In January 2020, the US Department of Homeland Security issued a National Terrorism Advisory Alert warning American targets that the Iranian government may carry out physical or cyber attacks in retaliation for the US strike that killed Iranian IRGC-Quds Force commander Qassem Soleimani in Iraq. The alert highlighted that Iran has an advanced cyberwarfare program capable of at least temporary disruption of critical infrastructure and other targets, and possibly much worse.
The Federal Government has recommended a starting point for security that highlights some elementary cyber hygiene, such as backups and multi-factor authentication. Most operators, however, will need a much more robust cybersecurity plan to defend against a concerted nation-state-class cyber assault.
Hostile State-level Cyber Plays
To formulate a robust industrial cybersecurity strategy in response to this alert we must first ask: if Iran or any other hostile state is going to launch a cyberattack against a target, how will they go about it and what should a really robust defense look like? Will Iran fly their operatives into the country and have them drive up to power plants and refineries, cut their way through barbed-wire perimeters and insert USB drives into PLCs?

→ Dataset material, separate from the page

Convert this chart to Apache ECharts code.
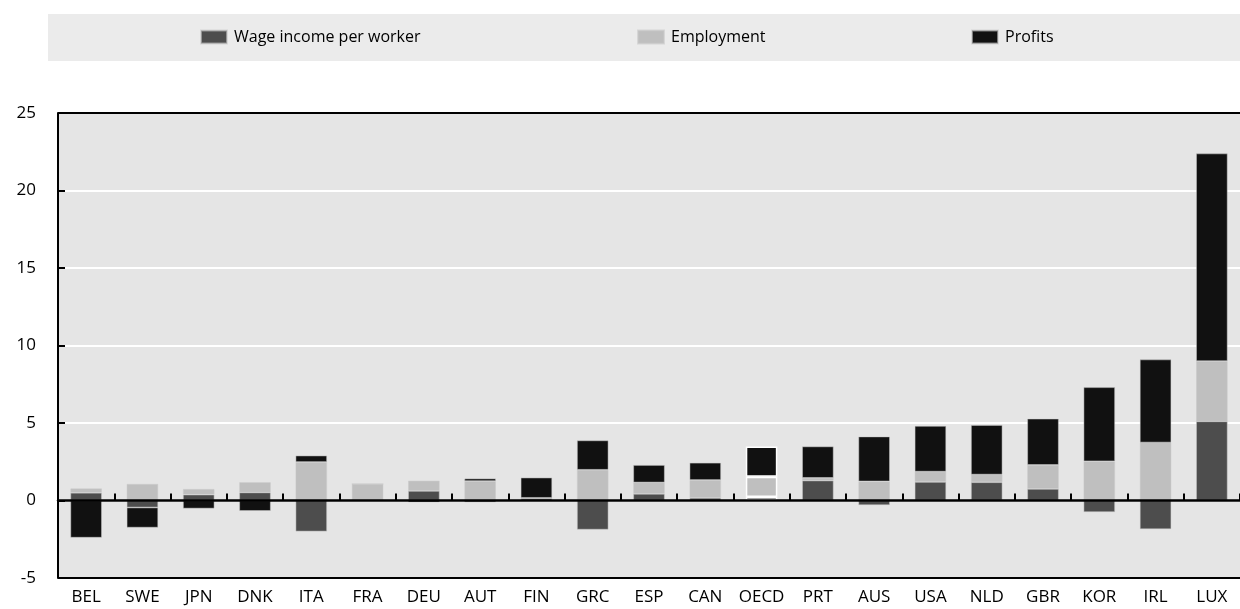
<!DOCTYPE html>
<html>
<head>
<meta charset="utf-8">
<script src="https://cdn.jsdelivr.net/npm/echarts@6/dist/echarts.min.js"></script>
<style>
html,body{margin:0;padding:0;background:#fff;}
#main{width:1240px;height:609px;}
</style>
</head>
<body>
<div id="main"></div>
<script>
const categories = ['BEL','SWE','JPN','DNK','ITA','FRA','DEU','AUT','FIN','GRC','ESP','CAN','OECD','PRT','AUS','USA','NLD','GBR','KOR','IRL','LUX'];
const wageIncome = [0.5, -0.45, 0.38, 0.52, -2.0, 0, 0.62, -0.12, 0.15, -1.88, 0.43, 0.17, 0.22, 1.29, -0.3, 1.2, 1.18, 0.75, -0.75, -1.85, 5.11];
const employment = [0.28, 1.07, 0.36, 0.66, 2.48, 1.07, 0.66, 1.25, 0.02, 1.98, 0.73, 1.15, 1.31, 0.17, 1.23, 0.66, 0.49, 1.54, 2.53, 3.74, 3.88];
const profits = [-2.4, -1.3, -0.52, -0.67, 0.42, 0, -0.12, 0.17, 1.31, 1.9, 1.13, 1.12, 1.96, 2.03, 2.9, 2.95, 3.2, 2.99, 4.78, 5.36, 13.4];
const seriesNames = ['Wage income per worker', 'Employment', 'Profits'];
const colors = ['#4d4d4d', '#bfbfbf', '#111111'];

const FONT = 'Open Sans';
const chart = echarts.init(document.getElementById('main'), null, {renderer: 'canvas'});

function mk(vals) {
  return vals.map((v, i) => categories[i] === 'OECD'
    ? {value: v, itemStyle: {borderColor: '#ffffff', borderWidth: 1.5}}
    : v);
}

const legendLefts = [195, 632, 966];

chart.setOption({
  animation: false,
  textStyle: {fontFamily: FONT},
  graphic: [{
    type: 'rect', z: -10,
    shape: {x: 48, y: 14, width: 1192, height: 47},
    style: {fill: '#ebebeb'}
  }],
  legend: seriesNames.map((n, i) => ({
    data: [n],
    left: legendLefts[i], top: 24,
    itemWidth: 26, itemHeight: 13, itemGap: 0,
    textStyle: {fontFamily: FONT, fontSize: 16, color: '#000', padding: [0, 0, 0, 2]},
    icon: 'rect'
  })),
  grid: {left: 58, right: -8, top: 113, bottom: 31, show: true, backgroundColor: '#e5e5e5', borderWidth: 0},
  xAxis: [{
    type: 'category', data: categories, z: 10,
    axisLine: {onZero: true, lineStyle: {color: '#000', width: 2.5}},
    axisTick: {show: true, inside: true, length: 7, lineStyle: {color: '#000', width: 2}},
    axisLabel: {show: false}
  }, {
    type: 'category', data: categories, position: 'bottom',
    axisLine: {show: false, onZero: false},
    axisTick: {show: false},
    axisLabel: {show: true, interval: 0, margin: 11, fontFamily: FONT, fontSize: 17, color: '#000'}
  }],
  yAxis: {
    type: 'value', min: -5, max: 25, interval: 5,
    axisLine: {show: true, lineStyle: {color: '#000', width: 2}},
    axisTick: {show: true, inside: true, length: 7, lineStyle: {color: '#000', width: 2}},
    axisLabel: {margin: 22, fontFamily: FONT, fontSize: 17, color: '#000'},
    splitLine: {show: true, lineStyle: {color: ['#000', '#fff', '#fff', '#fff', '#fff', '#fff', '#000'], width: 2}}
  },
  series: [wageIncome, employment, profits].map((vals, i) => ({
    name: seriesNames[i],
    type: 'bar', stack: 'total', xAxisIndex: 0,
    barWidth: '56%',
    itemStyle: {color: colors[i], borderColor: 'rgba(200,200,200,0.6)', borderWidth: 0.8},
    data: mk(vals)
  }))
});
</script>
</body>
</html>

No. If Iranian state actors launch a real cyber retaliation, they will launch their attacks through the Internet, while sipping coffee in the comfort and safety of their offices in Tehran. They will route their attacks through unsuspecting third parties to frustrate attribution. They will use zero-days and custom malware to bypass even sophisticated software-based protections.
Robust Protection
What would constitute robust protection against such attacks? The recommended “data backups and employing multifactor authentication” can be one facet of a multi-faceted security program. Many practitioners will immediately look to intrusion detection and security monitoring as well, but this misses the point. Detection and monitoring have a role to play, but in terms of the NIST Framework, IDS are detective security controls, not preventive ones. The first priority in any robust cyber defense for industrial networks is threat prevention.
The most robust and most practical protection against remote attacks of this nature is a hardware-enforced perimeter solution implemented at the IT/OT network interface. Unidirectional gateway technology is physical, hardware-based protection for industrial sites that prevents all incoming traffic from entering a control system network, while replicating servers to enable real-time monitoring of OT systems and networks. The gateways render interactive remote-control attacks impossible while enabling safe IT/OT integration, straightforward visibility into industrial operations, and disciplined control of operations.
High-Risk Targets?
This class of industrial cyber defense technology is used ubiquitously at critical infrastructure sites in “high risk” jurisdictions such as Israel, Singapore, and South Korea. But – are these jurisdictions really at any greater risk of cyber attacks than are North American or other Western targets?
Not exactly, Iranian and North Korean regimes have it in for the rest of the free world, and the Internet reaches everywhere. “High risk” states are not deploying unidirectional gateways because they are at greater risk of crippling cyber attacks than other targets, these nations deploy the gateways because they have a deeper understanding of enemy motives and capabilities than is the case in most of the Western world.
Robust, unidirectional protection against Internet-based cyber attacks are standard in threat-aware jurisdictions. The threat against us all is clear. The time has come for the vast majority of critical infrastructure sites world-wide to adopt these standard protections.